• Record set:
* begin *
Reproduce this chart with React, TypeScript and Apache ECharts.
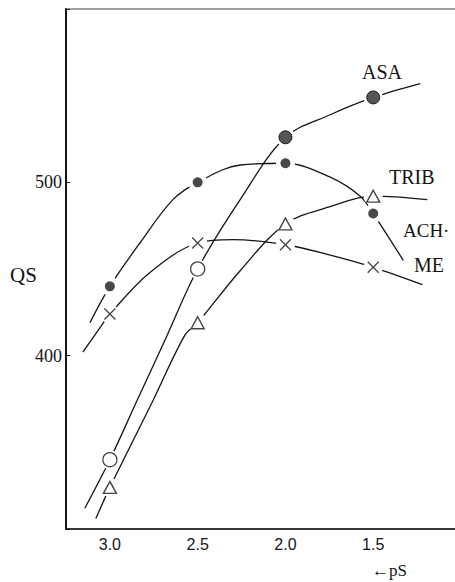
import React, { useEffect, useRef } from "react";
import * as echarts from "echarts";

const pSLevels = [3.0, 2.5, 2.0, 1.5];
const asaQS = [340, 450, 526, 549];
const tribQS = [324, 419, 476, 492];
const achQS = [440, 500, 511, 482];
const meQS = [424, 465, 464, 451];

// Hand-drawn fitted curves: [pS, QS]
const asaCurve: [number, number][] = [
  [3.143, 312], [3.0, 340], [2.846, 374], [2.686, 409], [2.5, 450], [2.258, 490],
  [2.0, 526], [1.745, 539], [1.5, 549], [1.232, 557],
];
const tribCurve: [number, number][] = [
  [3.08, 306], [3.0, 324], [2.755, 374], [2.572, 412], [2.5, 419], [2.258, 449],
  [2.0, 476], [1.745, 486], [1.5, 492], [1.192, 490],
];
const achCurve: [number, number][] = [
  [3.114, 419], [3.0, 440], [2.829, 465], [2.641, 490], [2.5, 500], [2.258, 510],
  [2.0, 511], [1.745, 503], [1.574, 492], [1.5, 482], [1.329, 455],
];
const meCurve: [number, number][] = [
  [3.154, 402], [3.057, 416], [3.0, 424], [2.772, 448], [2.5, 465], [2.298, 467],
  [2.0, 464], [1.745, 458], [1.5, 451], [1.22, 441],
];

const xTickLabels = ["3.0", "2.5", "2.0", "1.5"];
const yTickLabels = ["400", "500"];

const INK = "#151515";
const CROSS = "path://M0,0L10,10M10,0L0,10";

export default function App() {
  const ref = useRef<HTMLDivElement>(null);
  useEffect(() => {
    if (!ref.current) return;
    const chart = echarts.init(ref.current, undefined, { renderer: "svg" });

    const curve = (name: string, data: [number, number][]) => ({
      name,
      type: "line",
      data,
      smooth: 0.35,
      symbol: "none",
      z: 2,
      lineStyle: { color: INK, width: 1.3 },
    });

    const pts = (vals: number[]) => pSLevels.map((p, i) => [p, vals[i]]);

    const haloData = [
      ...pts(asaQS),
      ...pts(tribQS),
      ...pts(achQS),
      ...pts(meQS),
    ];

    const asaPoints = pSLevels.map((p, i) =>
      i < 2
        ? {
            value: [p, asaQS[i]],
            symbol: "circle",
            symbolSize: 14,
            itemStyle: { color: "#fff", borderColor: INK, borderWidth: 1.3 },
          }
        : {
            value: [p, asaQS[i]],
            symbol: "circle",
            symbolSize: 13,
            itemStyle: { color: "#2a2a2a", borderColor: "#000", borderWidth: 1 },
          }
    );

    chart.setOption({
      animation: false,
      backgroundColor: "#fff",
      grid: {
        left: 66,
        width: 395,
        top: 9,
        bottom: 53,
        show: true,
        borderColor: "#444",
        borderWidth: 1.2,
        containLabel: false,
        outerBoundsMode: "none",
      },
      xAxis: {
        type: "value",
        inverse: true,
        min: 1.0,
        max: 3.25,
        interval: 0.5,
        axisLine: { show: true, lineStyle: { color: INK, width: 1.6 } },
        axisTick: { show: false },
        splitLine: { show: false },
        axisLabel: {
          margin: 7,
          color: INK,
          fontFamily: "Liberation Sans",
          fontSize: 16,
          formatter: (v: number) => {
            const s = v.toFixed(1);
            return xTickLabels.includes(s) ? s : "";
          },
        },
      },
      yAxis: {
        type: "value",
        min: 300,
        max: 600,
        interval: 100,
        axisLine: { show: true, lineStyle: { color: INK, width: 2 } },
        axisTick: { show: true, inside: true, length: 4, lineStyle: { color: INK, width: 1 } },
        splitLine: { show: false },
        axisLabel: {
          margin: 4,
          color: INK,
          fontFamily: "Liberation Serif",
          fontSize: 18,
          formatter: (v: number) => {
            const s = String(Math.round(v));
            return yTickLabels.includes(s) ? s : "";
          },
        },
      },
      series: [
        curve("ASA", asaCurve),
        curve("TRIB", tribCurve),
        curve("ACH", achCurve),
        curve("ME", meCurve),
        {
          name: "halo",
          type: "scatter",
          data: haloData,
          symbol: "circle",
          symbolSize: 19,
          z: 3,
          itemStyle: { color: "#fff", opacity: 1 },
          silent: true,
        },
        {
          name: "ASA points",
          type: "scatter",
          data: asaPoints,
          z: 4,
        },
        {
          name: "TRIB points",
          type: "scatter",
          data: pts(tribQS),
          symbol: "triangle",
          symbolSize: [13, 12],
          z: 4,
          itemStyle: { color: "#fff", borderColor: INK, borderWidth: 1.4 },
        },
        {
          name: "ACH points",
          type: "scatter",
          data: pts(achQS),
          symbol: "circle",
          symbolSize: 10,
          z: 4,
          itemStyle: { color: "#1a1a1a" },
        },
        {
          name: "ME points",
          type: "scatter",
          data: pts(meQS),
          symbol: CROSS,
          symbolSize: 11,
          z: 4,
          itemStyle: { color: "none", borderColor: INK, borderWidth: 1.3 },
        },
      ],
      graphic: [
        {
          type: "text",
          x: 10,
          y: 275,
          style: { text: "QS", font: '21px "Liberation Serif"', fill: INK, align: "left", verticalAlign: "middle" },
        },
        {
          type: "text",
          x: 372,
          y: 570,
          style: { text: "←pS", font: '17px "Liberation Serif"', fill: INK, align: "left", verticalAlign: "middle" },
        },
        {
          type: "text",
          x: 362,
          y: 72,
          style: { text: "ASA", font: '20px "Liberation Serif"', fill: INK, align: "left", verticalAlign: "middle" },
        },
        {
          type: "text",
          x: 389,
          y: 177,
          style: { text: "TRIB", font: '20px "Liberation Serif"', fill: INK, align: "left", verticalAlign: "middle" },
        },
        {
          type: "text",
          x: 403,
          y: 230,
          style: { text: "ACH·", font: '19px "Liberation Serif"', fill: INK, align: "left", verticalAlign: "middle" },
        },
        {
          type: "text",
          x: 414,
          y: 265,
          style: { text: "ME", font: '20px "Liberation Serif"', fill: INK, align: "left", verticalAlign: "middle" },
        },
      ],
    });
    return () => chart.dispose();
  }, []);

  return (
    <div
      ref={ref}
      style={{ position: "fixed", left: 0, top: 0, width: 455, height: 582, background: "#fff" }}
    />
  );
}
* end *
* begin *
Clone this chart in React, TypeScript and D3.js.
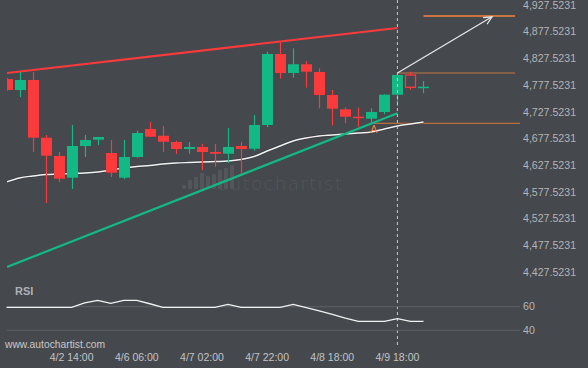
* end *
• What you should do: Go back to the listing above and reproduce, exactly, the stretch from the line bearing "Reproduce this chart" through the line bearing "const meQS = [424, 465, 464, 451];", without its pictures.

• Final result:
Reproduce this chart with React, TypeScript and Apache ECharts.
import React, { useEffect, useRef } from "react";
import * as echarts from "echarts";

const pSLevels = [3.0, 2.5, 2.0, 1.5];
const asaQS = [340, 450, 526, 549];
const tribQS = [324, 419, 476, 492];
const achQS = [440, 500, 511, 482];
const meQS = [424, 465, 464, 451];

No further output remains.